— Start of Information supplied —

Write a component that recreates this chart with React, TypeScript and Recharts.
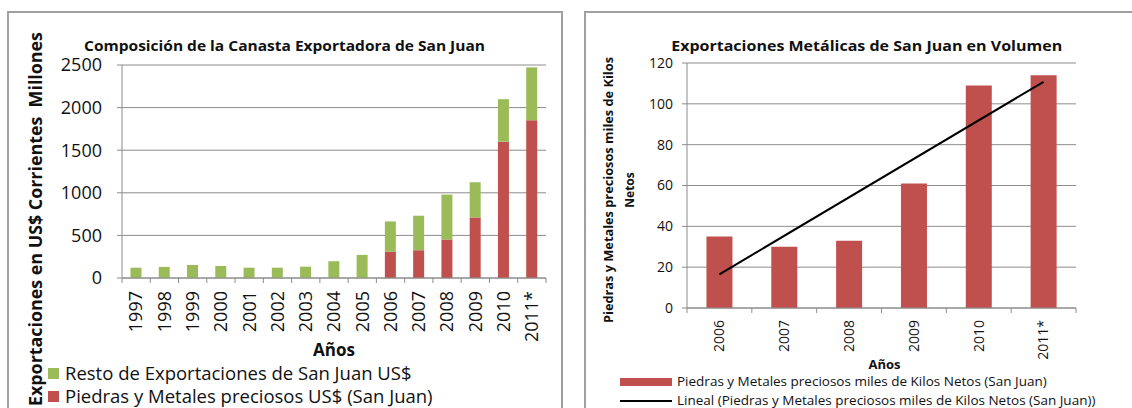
import React from 'react';
import { BarChart, ComposedChart, Bar, Line, XAxis, YAxis, CartesianGrid, Legend } from 'recharts';

// ---------- data ----------
const yearsLeft = ['1997', '1998', '1999', '2000', '2001', '2002', '2003', '2004', '2005', '2006', '2007', '2008', '2009', '2010', '2011*'];
const piedrasUsd = [0, 0, 0, 0, 0, 0, 0, 0, 0, 310, 326, 452, 711, 1600, 1851];
const restoUsd = [121, 130, 153, 141, 121, 121, 133, 197, 271, 354, 405, 527, 413, 499, 621];
const leftTicks = [0, 500, 1000, 1500, 2000, 2500];

const yearsRight = ['2006', '2007', '2008', '2009', '2010', '2011*'];
const kilosNetos = [35, 30, 33, 61, 109, 114];
// trend line (Lineal) end points
const trendLineal: (number | null)[] = [16.5, null, null, null, null, 110.8];
const rightTicks = [0, 20, 40, 60, 80, 100, 120];

const leftTitle = 'Composición de la Canasta Exportadora de San Juan';
const leftYLabel = 'Exportaciones en US$ Corrientes  Millones';
const leftLegend = ['Resto de Exportaciones de San Juan US$', 'Piedras y Metales preciosos US$ (San Juan)'];
const rightTitle = 'Exportaciones Metálicas de San Juan en Volumen';
const rightYLabel = ['Piedras y Metales preciosos miles de Kilos', 'Netos'];
const rightLegend = ['Piedras y Metales preciosos miles de Kilos Netos (San Juan)', 'Lineal (Piedras y Metales preciosos miles de Kilos Netos (San Juan))'];
const xTitle = 'Años';

const leftData = yearsLeft.map((y, i) => ({ year: y, piedras: piedrasUsd[i], resto: restoUsd[i] }));
const rightData = yearsRight.map((y, i) => ({ year: y, kilos: kilosNetos[i], trend: trendLineal[i] }));

// ---------- styles ----------
const RED = '#C0504D';
const GREEN = '#9BBB59';
const GRID = '#8c8c8c';
const AXIS = '#8c8c8c';
const TXT = '#111';
const FONT = "'Open Sans', 'Liberation Sans', sans-serif";

const makeXTick = (fontSize: number, gap: number, count: number, fallbackHalf: number) => (props: any) => {
  const { x, y, payload, index } = props;
  const off = payload && typeof payload.offset === 'number' && payload.offset > 0 ? payload.offset : fallbackHalf;
  return (
    <g>
      <line x1={x - off} x2={x - off} y1={y} y2={y + 5} stroke={AXIS} />
      {index === count - 1 && <line x1={x + off} x2={x + off} y1={y} y2={y + 5} stroke={AXIS} />}
      <text
        transform={`translate(${x},${y + gap}) rotate(-90)`}
        textAnchor="end"
        dy="0.35em"
        fontSize={fontSize}
        fill={TXT}
      >
        {payload.value}
      </text>
    </g>
  );
};

const LeftLegend = () => (
  <div style={{ fontSize: 18.5, lineHeight: '23px', color: TXT, fontFamily: FONT, whiteSpace: 'nowrap' }}>
    {[GREEN, RED].map((c, i) => (
      <div key={i} style={{ display: 'flex', alignItems: 'center', height: 23 }}>
        <span style={{ display: 'inline-block', width: 11, height: 11, background: c, marginRight: 6, marginTop: 2 }} />
        <span>{leftLegend[i]}</span>
      </div>
    ))}
  </div>
);

const RightLegend = () => (
  <div style={{ fontSize: 13.5, lineHeight: '19px', color: TXT, fontFamily: FONT, whiteSpace: 'nowrap' }}>
    <div style={{ display: 'flex', alignItems: 'center', height: 19 }}>
      <span style={{ display: 'inline-block', width: 52, height: 8, background: RED, marginRight: 5 }} />
      <span>{rightLegend[0]}</span>
    </div>
    <div style={{ display: 'flex', alignItems: 'center', height: 19 }}>
      <span style={{ display: 'inline-block', width: 52, height: 2, background: '#000', marginRight: 5 }} />
      <span>{rightLegend[1]}</span>
    </div>
  </div>
);

export default function App() {
  return (
    <div
      style={{
        position: 'absolute',
        left: 0,
        top: 0,
        width: 1132,
        height: 408,
        overflow: 'hidden',
        background: '#fff',
        fontFamily: FONT,
      }}
    >
      {/* chart frames */}
      <div style={{ position: 'absolute', left: 7, top: 11, width: 556, height: 440, border: '2px solid #a0a0a0', boxSizing: 'border-box' }} />
      <div style={{ position: 'absolute', left: 584, top: 11, width: 620, height: 440, border: '2px solid #a0a0a0', boxSizing: 'border-box' }} />

      {/* left chart */}
      <div style={{ position: 'absolute', left: 0, top: 0 }}>
        <BarChart
          width={561}
          height={408}
          data={leftData}
          margin={{ top: 65, right: 15, left: 0, bottom: 0 }}
          barCategoryGap="30%"
        >
          <CartesianGrid vertical={false} stroke={GRID} />
          <XAxis
            dataKey="year"
            interval={0}
            height={130}
            tickSize={0}
            tickMargin={0}
            tickLine={false}
            axisLine={{ stroke: AXIS }}
            tick={makeXTick(18, 13, yearsLeft.length, 14.1)}
            label={{
              content: (p: any) => {
                const vb = p.viewBox || { x: 122, width: 424 };
                return (
                  <text x={vb.x + vb.width / 2} y={356} textAnchor="middle" fontSize={17} fontWeight="bold" fill={TXT}>
                    {xTitle}
                  </text>
                );
              },
            }}
          />
          <YAxis
            width={122}
            domain={[0, 2500]}
            ticks={leftTicks}
            interval={0}
            tickSize={5}
            tickMargin={15}
            axisLine={{ stroke: AXIS }}
            tickLine={{ stroke: AXIS }}
            tick={{ fontSize: 18, fill: TXT }}
            label={{
              content: () => (
                <text
                  transform={`translate(42,219) rotate(-90)`}
                  textAnchor="middle"
                  fontSize={18}
                  fontWeight="bold"
                  fill={TXT}
                  textLength={374}
                  lengthAdjust="spacingAndGlyphs"
                  style={{ whiteSpace: 'pre' }}
                >
                  {leftYLabel}
                </text>
              ),
            }}
          />
          <Bar dataKey="piedras" stackId="a" fill={RED} isAnimationActive={false} />
          <Bar dataKey="resto" stackId="a" fill={GREEN} isAnimationActive={false} />
          <Legend
            layout="horizontal"
            verticalAlign="middle"
            align="center"
            wrapperStyle={{ left: 48, top: 361, width: 500 }}
            content={() => <LeftLegend />}
          />
          <text x={284.5} y={51} textAnchor="middle" fontSize={15} fontWeight="bold" fill={TXT} textLength={401} lengthAdjust="spacingAndGlyphs">
            {leftTitle}
          </text>
        </BarChart>
      </div>

      {/* right chart */}
      <div style={{ position: 'absolute', left: 585, top: 0 }}>
        <ComposedChart
          width={547}
          height={408}
          data={rightData}
          margin={{ top: 63, right: 56, left: 0, bottom: 0 }}
          barCategoryGap="30%"
        >
          <CartesianGrid vertical={false} stroke={GRID} />
          <XAxis
            dataKey="year"
            interval={0}
            height={100}
            tickSize={0}
            tickMargin={0}
            tickLine={false}
            axisLine={{ stroke: AXIS }}
            tick={makeXTick(14, 12, yearsRight.length, 32.4)}
            label={{
              content: (p: any) => {
                const vb = p.viewBox || { x: 102, width: 389 };
                return (
                  <text x={vb.x + vb.width / 2 + 3} y={369} textAnchor="middle" fontSize={13} fontWeight="bold" fill={TXT}>
                    {xTitle}
                  </text>
                );
              },
            }}
          />
          <YAxis
            width={102}
            domain={[0, 120]}
            ticks={rightTicks}
            interval={0}
            tickSize={5}
            tickMargin={9}
            axisLine={{ stroke: AXIS }}
            tickLine={{ stroke: AXIS }}
            tick={{ fontSize: 14, fill: TXT }}
            label={{
              content: () => (
                <text transform={`translate(28,190) rotate(-90)`} textAnchor="middle" fontSize={12} fontWeight="bold" fill={TXT}>
                  <tspan x={0} y={0} textLength={266} lengthAdjust="spacingAndGlyphs">{rightYLabel[0]}</tspan>
                  <tspan x={0} y={21}>{rightYLabel[1]}</tspan>
                </text>
              ),
            }}
          />
          <Bar dataKey="kilos" fill={RED} isAnimationActive={false} />
          <Line
            dataKey="trend"
            type="linear"
            stroke="#000"
            strokeWidth={2}
            dot={false}
            activeDot={false}
            connectNulls
            isAnimationActive={false}
          />
          <Legend
            layout="horizontal"
            verticalAlign="middle"
            align="center"
            wrapperStyle={{ left: 35, top: 372, width: 520 }}
            content={() => <RightLegend />}
          />
          <text x={281.7} y={51} textAnchor="middle" fontSize={15} fontWeight="bold" fill={TXT} textLength={391} lengthAdjust="spacingAndGlyphs">
            {rightTitle}
          </text>
        </ComposedChart>
      </div>
    </div>
  );
}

— End of Information supplied —

— Task to complete —
Would you reproduce the lines above, from the very first through the line containing "const rightTicks = [0, 20, 40, 60, 80, 100, 120];", exactly and without the pictures?

— Result for this exercise —
Write a component that recreates this chart with React, TypeScript and Recharts.
import React from 'react';
import { BarChart, ComposedChart, Bar, Line, XAxis, YAxis, CartesianGrid, Legend } from 'recharts';

// ---------- data ----------
const yearsLeft = ['1997', '1998', '1999', '2000', '2001', '2002', '2003', '2004', '2005', '2006', '2007', '2008', '2009', '2010', '2011*'];
const piedrasUsd = [0, 0, 0, 0, 0, 0, 0, 0, 0, 310, 326, 452, 711, 1600, 1851];
const restoUsd = [121, 130, 153, 141, 121, 121, 133, 197, 271, 354, 405, 527, 413, 499, 621];
const leftTicks = [0, 500, 1000, 1500, 2000, 2500];

const yearsRight = ['2006', '2007', '2008', '2009', '2010', '2011*'];
const kilosNetos = [35, 30, 33, 61, 109, 114];
// trend line (Lineal) end points
const trendLineal: (number | null)[] = [16.5, null, null, null, null, 110.8];
const rightTicks = [0, 20, 40, 60, 80, 100, 120];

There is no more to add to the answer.